In our final experiment, we considered the hard variant, giving a
reward of 50 as before for service (1), a reward of 2 for non-stop
travel (2), a reward of 5 for appropriate supervision (3), and a
reward of 10 for direct travel (2). Regardless of the number of
floors and passengers, problems only feature a single non-stop
traveller, a third of passengers require supervision, and only half
the passengers care about traveling direct. CPU time and number of
states expanded are shown in Figures 23 and 24, respectively. As in the simple case,
PLTLSIM and PLTLSTR quickly run out of memory. Formulae of
type (2) and (3) create too many additional variables to track
for these approaches, and the problem does not seem to exhibit
enough structure to help PLTLSTR.
FLTL remains the fastest.

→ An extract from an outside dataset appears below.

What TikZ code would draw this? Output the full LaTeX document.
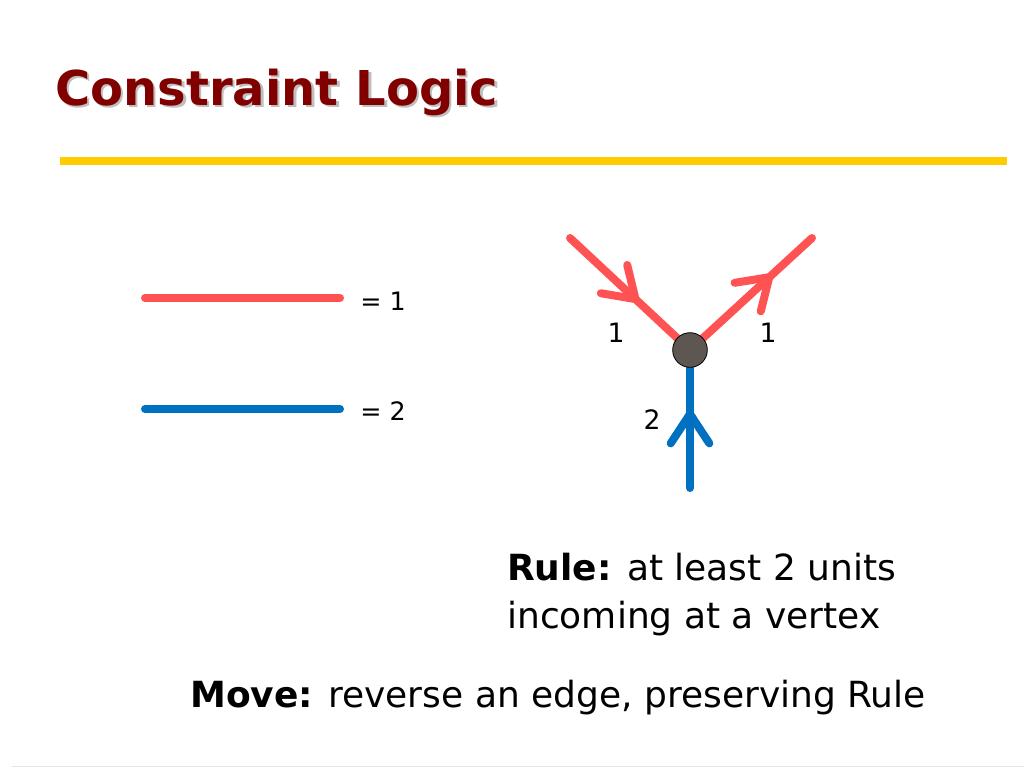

Here, this does not seem to be so much due to
the size of the generated MDP which is just slightly below that of the
PLTLMIN MDP, but rather to the overhead incurred by
minimisation. Another observation arising from this experiment is that
only very small instances can be handled in comparison to the
classical planning version of the problem solved by state of the art
optimal classical planners. For example, at the 2000 International
Planning Competition, the PROPPLAN planner [24] optimally solved instances of hard Miconic with 20 passengers and 40 floors
in about 1000 seconds on a much less powerful machine.